After some suitable buffoonery by M.C. Karrell Fox - marvelously assisted (as always) by Abb Dickson, it was time for the frosting on the cake!

Brett Daniels is a winner! He has been a winner in all the many magical contest he has entered over the years. He has been a winner on each and every convention show he has ever apppeared on. He is a proven winner in the highly competitive field of variety bookings in Las Vegas, Puerto Rico, Atlantic City, and elsewhere.
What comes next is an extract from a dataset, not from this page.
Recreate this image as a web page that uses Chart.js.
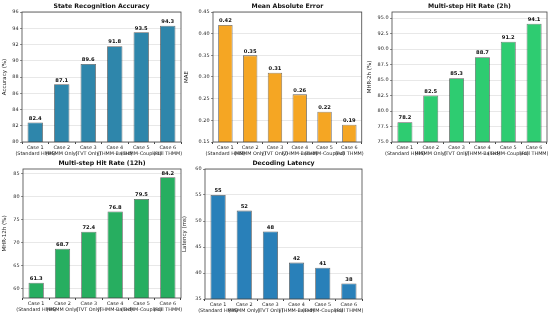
<!DOCTYPE html>
<html>
<head>
<meta charset="utf-8">
<script src="https://cdn.jsdelivr.net/npm/chart.js@4/dist/chart.umd.min.js"></script>
<style>
  html, body { margin: 0; padding: 0; background: #fff; }
  #wrap { position: relative; width: 550px; height: 316px; overflow: hidden; }
  .cell { position: absolute; }
</style>
</head>
<body>
<div id="wrap"></div>
<script>
// data
var cases = [
  ['Case 1', '(Standard HMM)'],
  ['Case 2', '(HSMM Only)'],
  ['Case 3', '(TVT Only)'],
  ['Case 4', '(THMM-Based)'],
  ['Case 5', '(THMM-Coupled)'],
  ['Case 6', '(Full THMM)']
];
var accuracy = [82.4, 87.1, 89.6, 91.8, 93.5, 94.3];
var mae = [0.42, 0.35, 0.31, 0.26, 0.22, 0.19];
var mhr2h = [78.2, 82.5, 85.3, 88.7, 91.2, 94.1];
var mhr12h = [61.3, 68.7, 72.4, 76.8, 79.5, 84.2];
var latency = [55, 52, 48, 42, 41, 38];

var FONT = 'DejaVu Sans';

// panels: plot rect (left, top, right, bottom) and y-axis area width
var panels = [
  { title: 'State Recognition Accuracy', ylabel: 'Accuracy (%)', data: accuracy, color: '#2E86AB',
    min: 80, max: 96, step: 2, tdec: 0, vdec: 1, l: 22, t: 12, r: 181, b: 142, yw: 22 },
  { title: 'Mean Absolute Error', ylabel: 'MAE', data: mae, color: '#F5A623',
    min: 0.15, max: 0.45, step: 0.05, tdec: 2, vdec: 2, l: 213, t: 12, r: 362, b: 142, yw: 31 },
  { title: 'Multi-step Hit Rate (2h)', ylabel: 'MHR-2h (%)', data: mhr2h, color: '#2ECC71',
    min: 75, max: 96, step: 2.5, tdec: 1, vdec: 1, l: 392, t: 12, r: 547, b: 142, yw: 27 },
  { title: 'Multi-step Hit Rate (12h)', ylabel: 'MHR-12h (%)', data: mhr12h, color: '#27AE60',
    min: 58, max: 86, step: 5, tdec: 0, vdec: 1, l: 23, t: 169, r: 181, b: 298, yw: 23 },
  { title: 'Decoding Latency', ylabel: 'Latency (ms)', data: latency, color: '#2980B9',
    min: 35, max: 60, step: 5, tdec: 0, vdec: 0, l: 205, t: 169, r: 362, b: 299, yw: 25 }
];

var TOP = 12, XH = 17, PADR = 3;

var decor = {
  id: 'decor',
  afterDraw: function (chart, args, o) {
    var c = chart.ctx, a = chart.chartArea;
    c.save();
    // spines
    c.strokeStyle = '#444';
    c.lineWidth = 0.8;
    c.strokeRect(a.left, a.top, a.right - a.left, a.bottom - a.top);
    // title
    c.fillStyle = '#111';
    c.font = 'bold 6.2px "' + FONT + '"';
    c.textAlign = 'center';
    c.textBaseline = 'middle';
    c.fillText(o.title, (a.left + a.right) / 2, a.top - 6);
    // value labels
    c.font = 'bold 5.2px "' + FONT + '"';
    c.textBaseline = 'bottom';
    var meta = chart.getDatasetMeta(0);
    var vals = chart.data.datasets[0].data;
    meta.data.forEach(function (el, i) {
      c.fillText(vals[i].toFixed(o.vdec), el.x, el.y - 1.5);
    });
    c.restore();
  }
};

var wrap = document.getElementById('wrap');
panels.forEach(function (p) {
  var w = p.yw + (p.r - p.l) + PADR;
  var h = TOP + (p.b - p.t) + XH;
  var div = document.createElement('div');
  div.className = 'cell';
  div.style.left = (p.l - p.yw) + 'px';
  div.style.top = (p.t - TOP) + 'px';
  div.style.width = w + 'px';
  div.style.height = h + 'px';
  var cv = document.createElement('canvas');
  div.appendChild(cv);
  wrap.appendChild(div);

  new Chart(cv.getContext('2d'), {
    type: 'bar',
    data: {
      labels: cases,
      datasets: [{
        data: p.data,
        backgroundColor: p.color,
        borderColor: 'rgba(40,40,40,0.75)',
        borderWidth: 0.8,
        barPercentage: 0.58,
        categoryPercentage: 1
      }]
    },
    plugins: [decor],
    options: {
      responsive: true,
      maintainAspectRatio: false,
      animation: false,
      devicePixelRatio: 1,
      layout: { padding: { top: TOP, right: PADR, left: 0, bottom: 0 } },
      plugins: {
        legend: { display: false },
        tooltip: { enabled: false },
        decor: { title: p.title, vdec: p.vdec }
      },
      scales: {
        x: {
          afterFit: function (s) { s.height = XH; },
          grid: { display: true, drawOnChartArea: false, tickLength: 2, color: '#444' },
          border: { display: false },
          ticks: {
            autoSkip: false, maxRotation: 0, minRotation: 0, padding: 1,
            color: '#222', font: { family: FONT, size: 4.9, lineHeight: 1.2 }
          }
        },
        y: {
          min: p.min, max: p.max,
          afterFit: function (s) { s.width = p.yw; },
          border: { display: false },
          grid: {
            color: 'rgba(170,170,170,0.45)', lineWidth: 0.6,
            borderDash: [2.5, 1.5], tickLength: 2, tickColor: '#444', tickBorderDash: []
          },
          title: {
            display: true, text: p.ylabel, color: '#222', padding: { top: 1, bottom: 0 },
            font: { family: FONT, size: 5.5 }
          },
          ticks: {
            stepSize: p.step, includeBounds: false, padding: 1.5, color: '#222',
            font: { family: FONT, size: 4.9 },
            callback: function (v) { return Number(v).toFixed(p.tdec); }
          }
        }
      }
    }
  });
});
</script>
</body>
</html>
And this year, he is presenting his most complex and deceptive offering ever. First there is the rare bird act, full of productions, changes and vanishes (not to mention the startlin card stabbing bird!). And then things start to take twists and turns. A large bird cage is covered and when uncovered the cage is filled with a "bird" - an attractive female assistant. A Thin Model Sawing followed, and then Brett's Zombie presentation - this year with a big difference. The stage was set with an elevated platform set on decorative columns, with a set of stairs leading up to the platform. the Zombie ball pulled and guided Brett up the steps and then transformed itself into a large cloth. Brett held this cloth in hi outstretched arms and when it was removed - there, floating in space - was his assistant! The production of a person floating in mid air! This was followed by a display of levitation. The floating assistant was then covered with a cloth and when the cloth was whisked away - the young lady had vanished. In an evening of great magic - following a week of great magic - this was the greatest magical highlight.